▸ STORED DATA
--- BEGIN ---

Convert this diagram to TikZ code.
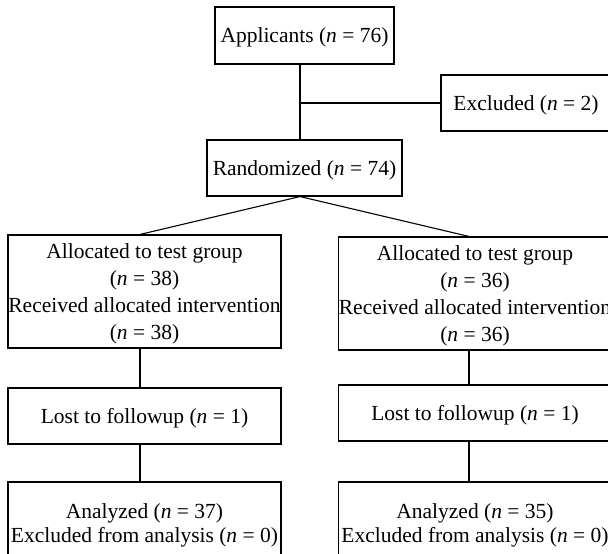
\documentclass[tikz,border=0pt]{standalone}
\usepackage{fontspec}
\setmainfont{Liberation Serif}
\begin{document}
\begin{tikzpicture}[x=1pt,y=-1pt,
  box/.style={draw, line width=1.1pt, inner sep=0pt},
  txt/.style={inner sep=0pt, align=center, font=\fontsize{21.5}{27.2}\selectfont},
  conn/.style={line width=1.1pt}]
\useasboundingbox (0,0) rectangle (608,554);
\clip (0,0) rectangle (608,554);
\node[box, minimum width=179pt, minimum height=57pt] (app) at (304.5,35.5) {};
\node[box, minimum width=170pt, minimum height=56pt] (exc) at (526,103) {};
\node[box, minimum width=195pt, minimum height=56pt] (rand) at (304.5,168) {};
\node[box, minimum width=273pt, minimum height=113pt] (la) at (144.5,291.5) {};
\node[box, minimum width=273pt, minimum height=113pt] (ra) at (475,293.5) {};
\node[box, minimum width=273pt, minimum height=56pt] (ll) at (144.5,416) {};
\node[box, minimum width=273pt, minimum height=56pt] (rl) at (475,413) {};
\node[box, minimum width=273pt, minimum height=82pt] (lan) at (144.5,523) {};
\node[box, minimum width=273pt, minimum height=82pt] (ran) at (475,523) {};
\node[txt] (appt) at ([yshift=-2pt]app.center) {Applicants (\textit{n} = 76)};
\node[txt] (exct) at ([yshift=-2pt]exc.center) {Excluded (\textit{n} = 2)};
\node[txt] (randt) at ([yshift=-2pt]rand.center) {Randomized (\textit{n} = 74)};
\node[txt] (lat) at ([yshift=-2.5pt]la.center) {Allocated to test group\\(\textit{n} = 38)\\Received allocated intervention\\(\textit{n} = 38)};
\node[txt] (rat) at ([yshift=-2.5pt]ra.center) {Allocated to test group\\(\textit{n} = 36)\\Received allocated intervention\\(\textit{n} = 36)};
\node[txt] (llt) at ([yshift=-2.5pt]ll.center) {Lost to followup (\textit{n} = 1)};
\node[txt] (rlt) at ([yshift=-2.5pt]rl.center) {Lost to followup (\textit{n} = 1)};
\node[txt, font=\fontsize{21.5}{23.5}\selectfont] (lant) at ([yshift=-2.5pt]lan.center) {Analyzed (\textit{n} = 37)\\Excluded from analysis (\textit{n} = 0)};
\node[txt, font=\fontsize{21.5}{23.5}\selectfont] (rant) at ([yshift=-2.5pt]ran.center) {Analyzed (\textit{n} = 35)\\Excluded from analysis (\textit{n} = 0)};
\coordinate (trunk) at (300,103);
\coordinate (lc) at (140,0);
\coordinate (rc) at (469,0);
\draw[conn] (app.south -| trunk) -- (rand.north -| trunk);
\draw[conn] (trunk) -- (exc.west);
\draw[conn] (rand.south -| trunk) -- (la.north -| lc);
\draw[conn] (rand.south -| trunk) -- (ra.north -| rc);
\draw[conn] (la.south -| lc) -- (ll.north -| lc);
\draw[conn] (ll.south -| lc) -- (lan.north -| lc);
\draw[conn] (ra.south -| rc) -- (rl.north -| rc);
\draw[conn] (rl.south -| rc) -- (ran.north -| rc);
\end{tikzpicture}
\end{document}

--- END ---

▸ THE EXERCISE
Pictures are to be left out; repeat all the remaining data exactly.

▸ RESPONSE TO THE EXERCISE
Convert this diagram to TikZ code.
\documentclass[tikz,border=0pt]{standalone}
\usepackage{fontspec}
\setmainfont{Liberation Serif}
\begin{document}
\begin{tikzpicture}[x=1pt,y=-1pt,
  box/.style={draw, line width=1.1pt, inner sep=0pt},
  txt/.style={inner sep=0pt, align=center, font=\fontsize{21.5}{27.2}\selectfont},
  conn/.style={line width=1.1pt}]
\useasboundingbox (0,0) rectangle (608,554);
\clip (0,0) rectangle (608,554);
\node[box, minimum width=179pt, minimum height=57pt] (app) at (304.5,35.5) {};
\node[box, minimum width=170pt, minimum height=56pt] (exc) at (526,103) {};
\node[box, minimum width=195pt, minimum height=56pt] (rand) at (304.5,168) {};
\node[box, minimum width=273pt, minimum height=113pt] (la) at (144.5,291.5) {};
\node[box, minimum width=273pt, minimum height=113pt] (ra) at (475,293.5) {};
\node[box, minimum width=273pt, minimum height=56pt] (ll) at (144.5,416) {};
\node[box, minimum width=273pt, minimum height=56pt] (rl) at (475,413) {};
\node[box, minimum width=273pt, minimum height=82pt] (lan) at (144.5,523) {};
\node[box, minimum width=273pt, minimum height=82pt] (ran) at (475,523) {};
\node[txt] (appt) at ([yshift=-2pt]app.center) {Applicants (\textit{n} = 76)};
\node[txt] (exct) at ([yshift=-2pt]exc.center) {Excluded (\textit{n} = 2)};
\node[txt] (randt) at ([yshift=-2pt]rand.center) {Randomized (\textit{n} = 74)};
\node[txt] (lat) at ([yshift=-2.5pt]la.center) {Allocated to test group\\(\textit{n} = 38)\\Received allocated intervention\\(\textit{n} = 38)};
\node[txt] (rat) at ([yshift=-2.5pt]ra.center) {Allocated to test group\\(\textit{n} = 36)\\Received allocated intervention\\(\textit{n} = 36)};
\node[txt] (llt) at ([yshift=-2.5pt]ll.center) {Lost to followup (\textit{n} = 1)};
\node[txt] (rlt) at ([yshift=-2.5pt]rl.center) {Lost to followup (\textit{n} = 1)};
\node[txt, font=\fontsize{21.5}{23.5}\selectfont] (lant) at ([yshift=-2.5pt]lan.center) {Analyzed (\textit{n} = 37)\\Excluded from analysis (\textit{n} = 0)};
\node[txt, font=\fontsize{21.5}{23.5}\selectfont] (rant) at ([yshift=-2.5pt]ran.center) {Analyzed (\textit{n} = 35)\\Excluded from analysis (\textit{n} = 0)};
\coordinate (trunk) at (300,103);
\coordinate (lc) at (140,0);
\coordinate (rc) at (469,0);
\draw[conn] (app.south -| trunk) -- (rand.north -| trunk);
\draw[conn] (trunk) -- (exc.west);
\draw[conn] (rand.south -| trunk) -- (la.north -| lc);
\draw[conn] (rand.south -| trunk) -- (ra.north -| rc);
\draw[conn] (la.south -| lc) -- (ll.north -| lc);
\draw[conn] (ll.south -| lc) -- (lan.north -| lc);
\draw[conn] (ra.south -| rc) -- (rl.north -| rc);
\draw[conn] (rl.south -| rc) -- (ran.north -| rc);
\end{tikzpicture}
\end{document}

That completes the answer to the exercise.